--- BEGIN Available data ---
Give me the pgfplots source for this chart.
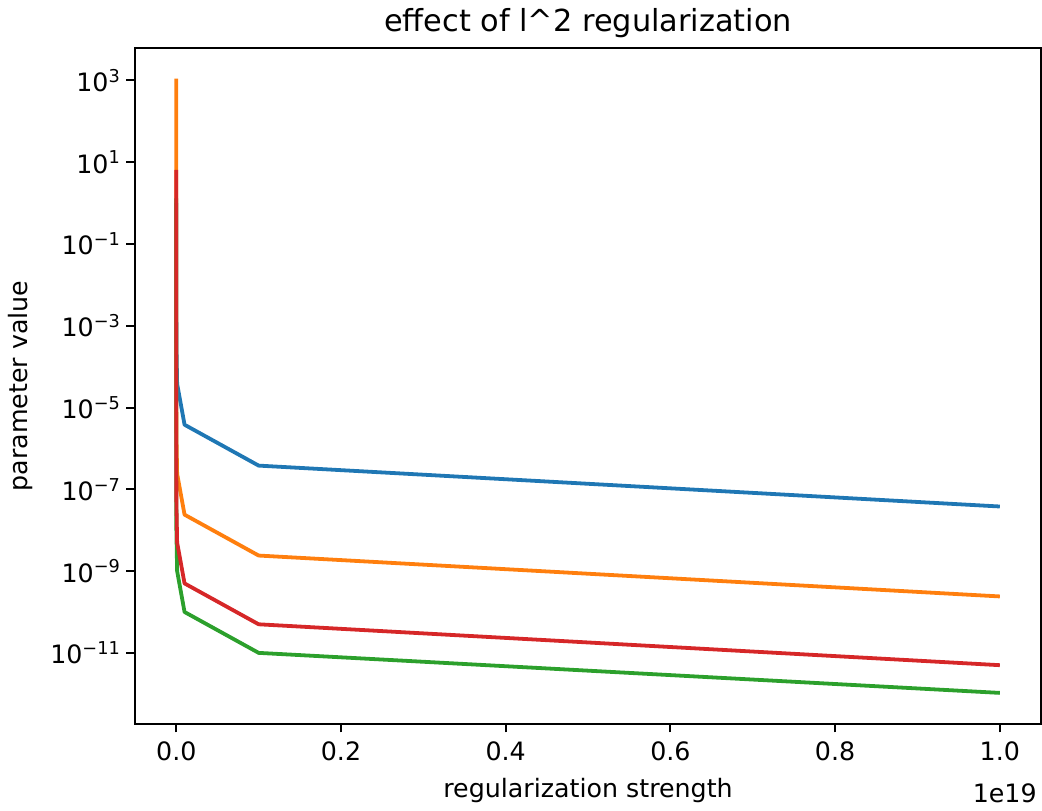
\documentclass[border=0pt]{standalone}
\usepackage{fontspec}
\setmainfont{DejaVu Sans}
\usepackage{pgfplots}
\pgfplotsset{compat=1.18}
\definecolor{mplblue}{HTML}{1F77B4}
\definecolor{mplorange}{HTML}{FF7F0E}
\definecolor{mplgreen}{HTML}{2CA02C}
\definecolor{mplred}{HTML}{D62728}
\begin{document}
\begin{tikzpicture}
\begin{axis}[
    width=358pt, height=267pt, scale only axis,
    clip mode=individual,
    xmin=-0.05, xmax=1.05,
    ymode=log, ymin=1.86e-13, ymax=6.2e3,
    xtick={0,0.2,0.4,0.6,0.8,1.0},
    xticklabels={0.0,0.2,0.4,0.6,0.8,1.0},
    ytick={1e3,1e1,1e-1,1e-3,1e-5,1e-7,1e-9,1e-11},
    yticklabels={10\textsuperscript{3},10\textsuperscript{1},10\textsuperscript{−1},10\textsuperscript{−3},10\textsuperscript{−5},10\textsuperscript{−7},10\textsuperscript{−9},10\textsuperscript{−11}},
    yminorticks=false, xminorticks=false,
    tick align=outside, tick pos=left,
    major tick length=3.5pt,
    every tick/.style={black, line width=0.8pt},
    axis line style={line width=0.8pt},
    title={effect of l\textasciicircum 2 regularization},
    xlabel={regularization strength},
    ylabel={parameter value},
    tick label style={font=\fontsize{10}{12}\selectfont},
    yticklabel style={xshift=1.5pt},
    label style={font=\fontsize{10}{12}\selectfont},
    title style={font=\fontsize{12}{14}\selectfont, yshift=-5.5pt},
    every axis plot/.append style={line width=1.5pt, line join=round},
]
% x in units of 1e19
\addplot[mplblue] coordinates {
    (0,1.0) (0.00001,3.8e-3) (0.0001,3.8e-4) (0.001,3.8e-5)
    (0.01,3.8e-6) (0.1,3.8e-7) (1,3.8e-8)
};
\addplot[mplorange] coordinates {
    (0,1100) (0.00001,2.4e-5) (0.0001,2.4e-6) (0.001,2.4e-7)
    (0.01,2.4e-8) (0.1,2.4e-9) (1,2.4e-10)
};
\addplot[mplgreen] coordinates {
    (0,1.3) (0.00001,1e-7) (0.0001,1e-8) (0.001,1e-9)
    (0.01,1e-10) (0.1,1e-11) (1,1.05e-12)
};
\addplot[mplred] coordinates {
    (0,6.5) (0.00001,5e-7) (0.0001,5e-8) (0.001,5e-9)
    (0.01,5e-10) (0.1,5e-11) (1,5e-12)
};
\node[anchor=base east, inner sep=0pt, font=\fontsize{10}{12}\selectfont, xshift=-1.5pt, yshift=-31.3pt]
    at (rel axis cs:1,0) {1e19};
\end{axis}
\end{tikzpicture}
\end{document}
--- END Available data ---
▸ Written problem
Repeat all of the data above word for word, minus the pictures.

▸ Solved problem
Give me the pgfplots source for this chart.
\documentclass[border=0pt]{standalone}
\usepackage{fontspec}
\setmainfont{DejaVu Sans}
\usepackage{pgfplots}
\pgfplotsset{compat=1.18}
\definecolor{mplblue}{HTML}{1F77B4}
\definecolor{mplorange}{HTML}{FF7F0E}
\definecolor{mplgreen}{HTML}{2CA02C}
\definecolor{mplred}{HTML}{D62728}
\begin{document}
\begin{tikzpicture}
\begin{axis}[
    width=358pt, height=267pt, scale only axis,
    clip mode=individual,
    xmin=-0.05, xmax=1.05,
    ymode=log, ymin=1.86e-13, ymax=6.2e3,
    xtick={0,0.2,0.4,0.6,0.8,1.0},
    xticklabels={0.0,0.2,0.4,0.6,0.8,1.0},
    ytick={1e3,1e1,1e-1,1e-3,1e-5,1e-7,1e-9,1e-11},
    yticklabels={10\textsuperscript{3},10\textsuperscript{1},10\textsuperscript{−1},10\textsuperscript{−3},10\textsuperscript{−5},10\textsuperscript{−7},10\textsuperscript{−9},10\textsuperscript{−11}},
    yminorticks=false, xminorticks=false,
    tick align=outside, tick pos=left,
    major tick length=3.5pt,
    every tick/.style={black, line width=0.8pt},
    axis line style={line width=0.8pt},
    title={effect of l\textasciicircum 2 regularization},
    xlabel={regularization strength},
    ylabel={parameter value},
    tick label style={font=\fontsize{10}{12}\selectfont},
    yticklabel style={xshift=1.5pt},
    label style={font=\fontsize{10}{12}\selectfont},
    title style={font=\fontsize{12}{14}\selectfont, yshift=-5.5pt},
    every axis plot/.append style={line width=1.5pt, line join=round},
]
% x in units of 1e19
\addplot[mplblue] coordinates {
    (0,1.0) (0.00001,3.8e-3) (0.0001,3.8e-4) (0.001,3.8e-5)
    (0.01,3.8e-6) (0.1,3.8e-7) (1,3.8e-8)
};
\addplot[mplorange] coordinates {
    (0,1100) (0.00001,2.4e-5) (0.0001,2.4e-6) (0.001,2.4e-7)
    (0.01,2.4e-8) (0.1,2.4e-9) (1,2.4e-10)
};
\addplot[mplgreen] coordinates {
    (0,1.3) (0.00001,1e-7) (0.0001,1e-8) (0.001,1e-9)
    (0.01,1e-10) (0.1,1e-11) (1,1.05e-12)
};
\addplot[mplred] coordinates {
    (0,6.5) (0.00001,5e-7) (0.0001,5e-8) (0.001,5e-9)
    (0.01,5e-10) (0.1,5e-11) (1,5e-12)
};
\node[anchor=base east, inner sep=0pt, font=\fontsize{10}{12}\selectfont, xshift=-1.5pt, yshift=-31.3pt]
    at (rel axis cs:1,0) {1e19};
\end{axis}
\end{tikzpicture}
\end{document}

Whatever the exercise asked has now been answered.